• PROBLEM DESCRIPTION:
Reproduce the listing word for word, leaving every picture behind.

• DATASET EXTRACT:
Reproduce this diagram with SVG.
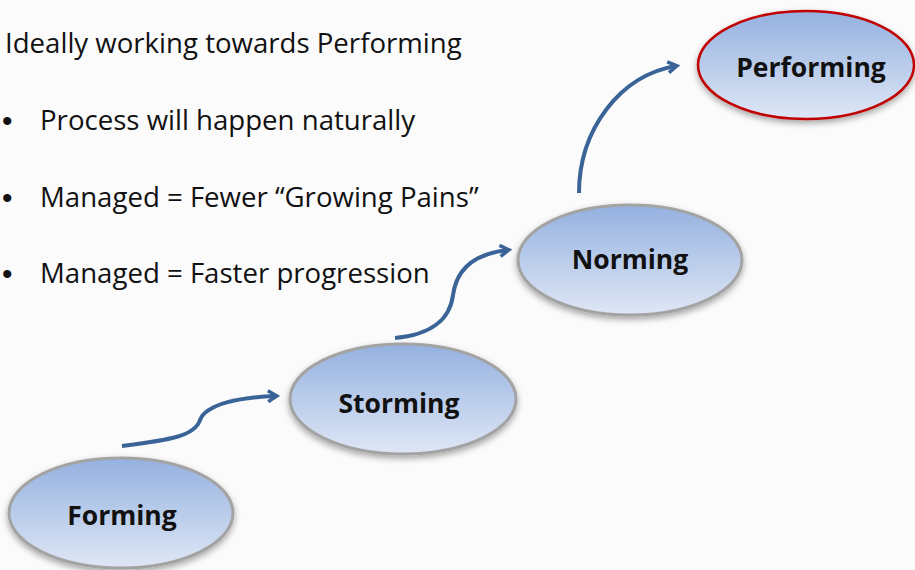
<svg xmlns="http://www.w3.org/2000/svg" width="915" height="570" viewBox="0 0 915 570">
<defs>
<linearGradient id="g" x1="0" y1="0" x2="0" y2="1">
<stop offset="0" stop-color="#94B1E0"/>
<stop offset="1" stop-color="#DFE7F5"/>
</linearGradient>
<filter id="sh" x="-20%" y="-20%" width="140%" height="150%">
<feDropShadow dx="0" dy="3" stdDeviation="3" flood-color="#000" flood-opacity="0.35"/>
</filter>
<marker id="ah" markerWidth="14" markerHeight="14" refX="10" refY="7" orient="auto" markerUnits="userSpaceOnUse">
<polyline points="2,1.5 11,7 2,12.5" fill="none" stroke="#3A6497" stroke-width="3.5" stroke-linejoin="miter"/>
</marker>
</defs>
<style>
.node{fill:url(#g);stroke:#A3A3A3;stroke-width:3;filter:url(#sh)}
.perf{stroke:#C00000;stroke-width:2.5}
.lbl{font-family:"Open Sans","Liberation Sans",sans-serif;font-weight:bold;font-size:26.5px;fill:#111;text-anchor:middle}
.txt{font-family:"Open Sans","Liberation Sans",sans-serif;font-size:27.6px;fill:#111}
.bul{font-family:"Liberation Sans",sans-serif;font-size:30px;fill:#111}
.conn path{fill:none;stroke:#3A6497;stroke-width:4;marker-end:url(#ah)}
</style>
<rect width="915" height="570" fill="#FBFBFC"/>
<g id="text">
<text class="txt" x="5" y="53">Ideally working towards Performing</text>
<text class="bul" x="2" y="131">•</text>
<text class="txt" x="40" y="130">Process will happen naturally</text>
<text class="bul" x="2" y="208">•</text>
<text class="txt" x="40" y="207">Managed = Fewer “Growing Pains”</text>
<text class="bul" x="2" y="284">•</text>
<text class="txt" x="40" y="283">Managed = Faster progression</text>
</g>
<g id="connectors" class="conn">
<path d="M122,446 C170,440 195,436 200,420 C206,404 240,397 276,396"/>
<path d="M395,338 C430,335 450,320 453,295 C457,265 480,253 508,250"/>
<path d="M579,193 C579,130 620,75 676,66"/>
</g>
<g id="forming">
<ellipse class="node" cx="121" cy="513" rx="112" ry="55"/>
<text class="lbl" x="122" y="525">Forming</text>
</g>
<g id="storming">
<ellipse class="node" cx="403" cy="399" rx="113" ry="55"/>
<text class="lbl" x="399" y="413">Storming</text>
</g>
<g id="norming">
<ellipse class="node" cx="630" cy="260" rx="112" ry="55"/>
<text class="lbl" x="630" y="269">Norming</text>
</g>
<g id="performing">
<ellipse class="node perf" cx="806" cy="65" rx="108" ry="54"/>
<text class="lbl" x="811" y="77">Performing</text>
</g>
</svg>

• SOLUTION:
Reproduce this diagram with SVG.
<svg xmlns="http://www.w3.org/2000/svg" width="915" height="570" viewBox="0 0 915 570">
<defs>
<linearGradient id="g" x1="0" y1="0" x2="0" y2="1">
<stop offset="0" stop-color="#94B1E0"/>
<stop offset="1" stop-color="#DFE7F5"/>
</linearGradient>
<filter id="sh" x="-20%" y="-20%" width="140%" height="150%">
<feDropShadow dx="0" dy="3" stdDeviation="3" flood-color="#000" flood-opacity="0.35"/>
</filter>
<marker id="ah" markerWidth="14" markerHeight="14" refX="10" refY="7" orient="auto" markerUnits="userSpaceOnUse">
<polyline points="2,1.5 11,7 2,12.5" fill="none" stroke="#3A6497" stroke-width="3.5" stroke-linejoin="miter"/>
</marker>
</defs>
<style>
.node{fill:url(#g);stroke:#A3A3A3;stroke-width:3;filter:url(#sh)}
.perf{stroke:#C00000;stroke-width:2.5}
.lbl{font-family:"Open Sans","Liberation Sans",sans-serif;font-weight:bold;font-size:26.5px;fill:#111;text-anchor:middle}
.txt{font-family:"Open Sans","Liberation Sans",sans-serif;font-size:27.6px;fill:#111}
.bul{font-family:"Liberation Sans",sans-serif;font-size:30px;fill:#111}
.conn path{fill:none;stroke:#3A6497;stroke-width:4;marker-end:url(#ah)}
</style>
<rect width="915" height="570" fill="#FBFBFC"/>
<g id="text">
<text class="txt" x="5" y="53">Ideally working towards Performing</text>
<text class="bul" x="2" y="131">•</text>
<text class="txt" x="40" y="130">Process will happen naturally</text>
<text class="bul" x="2" y="208">•</text>
<text class="txt" x="40" y="207">Managed = Fewer “Growing Pains”</text>
<text class="bul" x="2" y="284">•</text>
<text class="txt" x="40" y="283">Managed = Faster progression</text>
</g>
<g id="connectors" class="conn">
<path d="M122,446 C170,440 195,436 200,420 C206,404 240,397 276,396"/>
<path d="M395,338 C430,335 450,320 453,295 C457,265 480,253 508,250"/>
<path d="M579,193 C579,130 620,75 676,66"/>
</g>
<g id="forming">
<ellipse class="node" cx="121" cy="513" rx="112" ry="55"/>
<text class="lbl" x="122" y="525">Forming</text>
</g>
<g id="storming">
<ellipse class="node" cx="403" cy="399" rx="113" ry="55"/>
<text class="lbl" x="399" y="413">Storming</text>
</g>
<g id="norming">
<ellipse class="node" cx="630" cy="260" rx="112" ry="55"/>
<text class="lbl" x="630" y="269">Norming</text>
</g>
<g id="performing">
<ellipse class="node perf" cx="806" cy="65" rx="108" ry="54"/>
<text class="lbl" x="811" y="77">Performing</text>
</g>
</svg>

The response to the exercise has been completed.